#### STATED PROBLEM
Please write out the lines of the data exactly, beginning with the first and ending with the line containing "ax.plot(x, wholesale, color='#FF0000', linewidth=4.7, zorder=4)"; leave the pictures behind.

#### DATA SEGMENT
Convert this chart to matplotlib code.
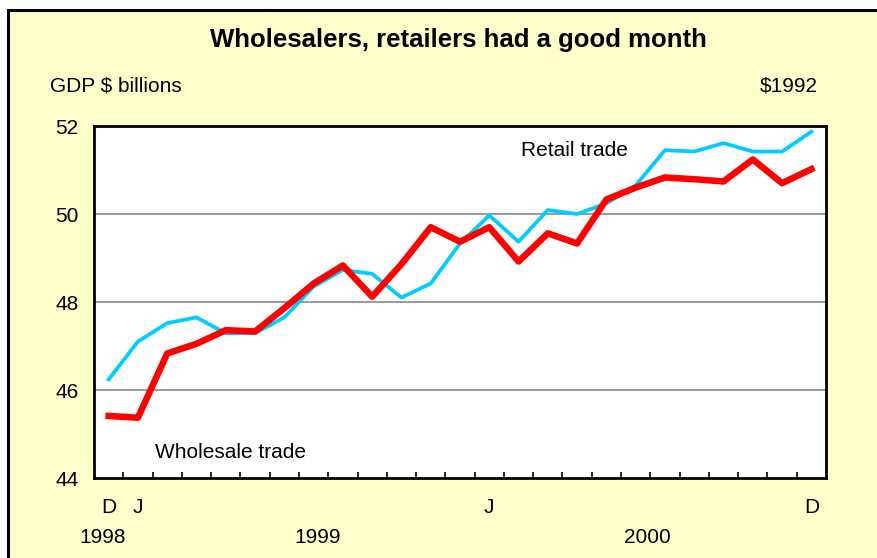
import matplotlib
matplotlib.use("Agg")
import matplotlib.pyplot as plt
from matplotlib.patches import Rectangle

plt.rcParams['font.family'] = ['Liberation Sans', 'DejaVu Sans']

# monthly, Dec 1998 .. Dec 2000 ($1992 billions)
months = ['D', 'J', 'F', 'M', 'A', 'M', 'J', 'J', 'A', 'S', 'O', 'N', 'D',
          'J', 'F', 'M', 'A', 'M', 'J', 'J', 'A', 'S', 'O', 'N', 'D']
retail = [46.24, 47.10, 47.52, 47.65, 47.29, 47.29, 47.65, 48.35, 48.73, 48.64,
          48.10, 48.42, 49.33, 49.97, 49.37, 50.09, 50.00, 50.24, 50.65, 51.45,
          51.42, 51.61, 51.42, 51.42, 51.87]
wholesale = [45.41, 45.37, 46.83, 47.05, 47.36, 47.33, 47.86, 48.42, 48.83, 48.12,
             48.86, 49.70, 49.37, 49.70, 48.92, 49.56, 49.33, 50.33, 50.60, 50.83,
             50.79, 50.74, 51.24, 50.70, 51.02]
month_labels = {0: 'D', 1: 'J', 13: 'J', 24: 'D'}
year_labels = {-0.2: '1998', 7.15: '1999', 18.4: '2000'}
yticks = [44, 46, 48, 50, 52]

bg = '#FFFFCC'
fs = 15
fig = plt.figure(figsize=(8.78, 5.58), dpi=100, facecolor='white')
fig.patches.append(Rectangle((8 / 878, -0.05), 1.1, 1 - 10 / 558 + 0.05,
                             transform=fig.transFigure, facecolor=bg,
                             edgecolor='black', linewidth=2.2, zorder=-10))

ax = fig.add_axes([94 / 878, 1 - 478 / 558, 732 / 878, 352 / 558])
ax.set_facecolor('white')
x = list(range(len(months)))

for g in [46, 48, 50]:
    ax.axhline(g, color='#999999', linewidth=1.4, zorder=1)

ax.plot(x, retail, color='#00CCFF', linewidth=2.7, zorder=3)
ax.plot(x, wholesale, color='#FF0000', linewidth=4.7, zorder=4)

ax.set_xlim(-0.5, 24.5)
ax.set_ylim(44, 52)
ax.set_yticks(yticks)
ax.set_yticklabels([str(v) for v in yticks], fontsize=fs)
ax.tick_params(axis='y', length=0, pad=11)
ax.set_xticks([i + 0.5 for i in range(24)])
ax.set_xticklabels([])
ax.tick_params(axis='x', direction='in', length=4, width=1.2, color='black')
for s in ax.spines.values():
    s.set_linewidth(2)
    s.set_color('black')

tr = ax.get_xaxis_transform()
for i, lab in month_labels.items():
    ax.text(i, -0.085, lab, transform=tr, ha='center', va='center', fontsize=fs)
for i, lab in year_labels.items():
    ax.text(i, -0.17, lab, transform=tr, ha='center', va='center', fontsize=fs)

ax.text(14.08, 51.45, 'Retail trade', ha='left', va='center', fontsize=fs)
ax.text(1.58, 44.59, 'Wholesale trade', ha='left', va='center', fontsize=fs)

fig.text(458 / 878, 1 - 40 / 558, 'Wholesalers, retailers had a good month',
         ha='center', va='center', fontsize=18.5, fontweight='bold')
fig.text(50 / 878, 1 - 86 / 558, 'GDP $ billions', ha='left', va='center', fontsize=fs)
fig.text(818 / 878, 1 - 86 / 558, '$1992', ha='right', va='center', fontsize=fs)

fig.savefig('out.png', dpi=100, facecolor=fig.get_facecolor())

#### COMPLETE OUTPUT
Convert this chart to matplotlib code.
import matplotlib
matplotlib.use("Agg")
import matplotlib.pyplot as plt
from matplotlib.patches import Rectangle

plt.rcParams['font.family'] = ['Liberation Sans', 'DejaVu Sans']

# monthly, Dec 1998 .. Dec 2000 ($1992 billions)
months = ['D', 'J', 'F', 'M', 'A', 'M', 'J', 'J', 'A', 'S', 'O', 'N', 'D',
          'J', 'F', 'M', 'A', 'M', 'J', 'J', 'A', 'S', 'O', 'N', 'D']
retail = [46.24, 47.10, 47.52, 47.65, 47.29, 47.29, 47.65, 48.35, 48.73, 48.64,
          48.10, 48.42, 49.33, 49.97, 49.37, 50.09, 50.00, 50.24, 50.65, 51.45,
          51.42, 51.61, 51.42, 51.42, 51.87]
wholesale = [45.41, 45.37, 46.83, 47.05, 47.36, 47.33, 47.86, 48.42, 48.83, 48.12,
             48.86, 49.70, 49.37, 49.70, 48.92, 49.56, 49.33, 50.33, 50.60, 50.83,
             50.79, 50.74, 51.24, 50.70, 51.02]
month_labels = {0: 'D', 1: 'J', 13: 'J', 24: 'D'}
year_labels = {-0.2: '1998', 7.15: '1999', 18.4: '2000'}
yticks = [44, 46, 48, 50, 52]

bg = '#FFFFCC'
fs = 15
fig = plt.figure(figsize=(8.78, 5.58), dpi=100, facecolor='white')
fig.patches.append(Rectangle((8 / 878, -0.05), 1.1, 1 - 10 / 558 + 0.05,
                             transform=fig.transFigure, facecolor=bg,
                             edgecolor='black', linewidth=2.2, zorder=-10))

ax = fig.add_axes([94 / 878, 1 - 478 / 558, 732 / 878, 352 / 558])
ax.set_facecolor('white')
x = list(range(len(months)))

for g in [46, 48, 50]:
    ax.axhline(g, color='#999999', linewidth=1.4, zorder=1)

ax.plot(x, retail, color='#00CCFF', linewidth=2.7, zorder=3)
ax.plot(x, wholesale, color='#FF0000', linewidth=4.7, zorder=4)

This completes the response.